If you want a better understanding of the GCC mindest, the rest of Mike's posts are excellent: cutting, extremely techically accurate, and (in my opinion) completely missing the point of why some people are unhappy with the direction that C is evolving.


C11 explicitly blessed unions for type-punning as well as memcpy (actually, C99 TC2 did). That said, people should just use memcpy.

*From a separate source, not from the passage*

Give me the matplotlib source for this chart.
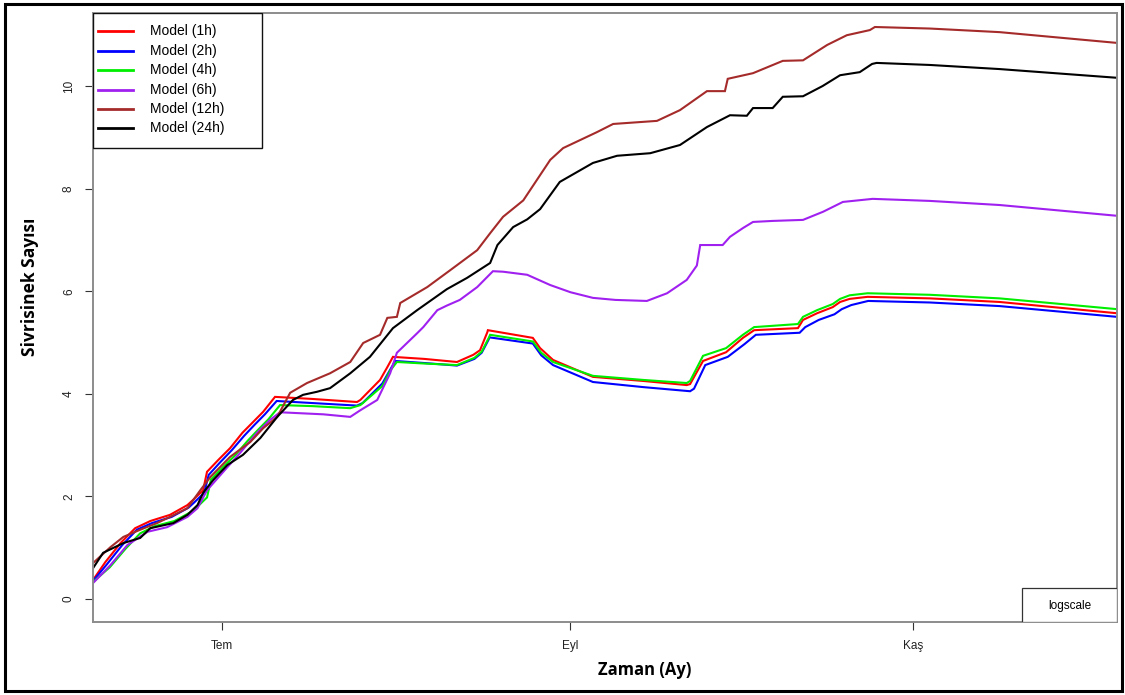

Yes, it's now in the standard (someone in the thread I linked pointed to TC3 draft, §6.5.2.3, footnote 82) but apparently there are issues with the way GCC implements in its default dialect that make it unsafe. More Mike Stump:

  >>> So what about using a union?
  >>
  >> Most people screw it up, the rules for it working are slightly odd.
  >> Those rules are not standard[1], rather they are gcc specific, so in very
  >
  >Ouch, so what you are saying is that this is one of those (according to 
  >Nick M) barely defined areas of the language?

  What I am saying is that it is defined to not work in the language
  standard gcc implements by default.  There is no barely, there is no
  defined.  As an extension to the language standard, gcc implements
  (defines) a few things so that users can make some non-standard things
  always work.  I say slightly odd, as the rules are just a tad harder
  than trivial.
I prefer the union approach to memcpy() because I can more easily reason about its behaviour, but veiled warnings from GCC maintainers scare me away from it. But perhaps I misunderstand the warning.

For that matter, I prefer simple casts to unions, and while I agree the spec makes it undefined, I don't yet see why all common implementations couldn't simply make it work in all reasonable cases. I'm currently trying to get used to using memcpy() for type annotation, but it still feels unnatural to write a function I don't want executed (yes, I have trouble with setters/getters too).

What I'd like is to have a way to specify to the compiler that I want it to compile the code I give it as written as best as it can, rather than optimizing it out as undefined. As it is, I often resort to inline assembly if I actually want an operation to happen. It seems like there should be an intermediate approach, a hypothetical '#pragma "dwim"' that could avoid this.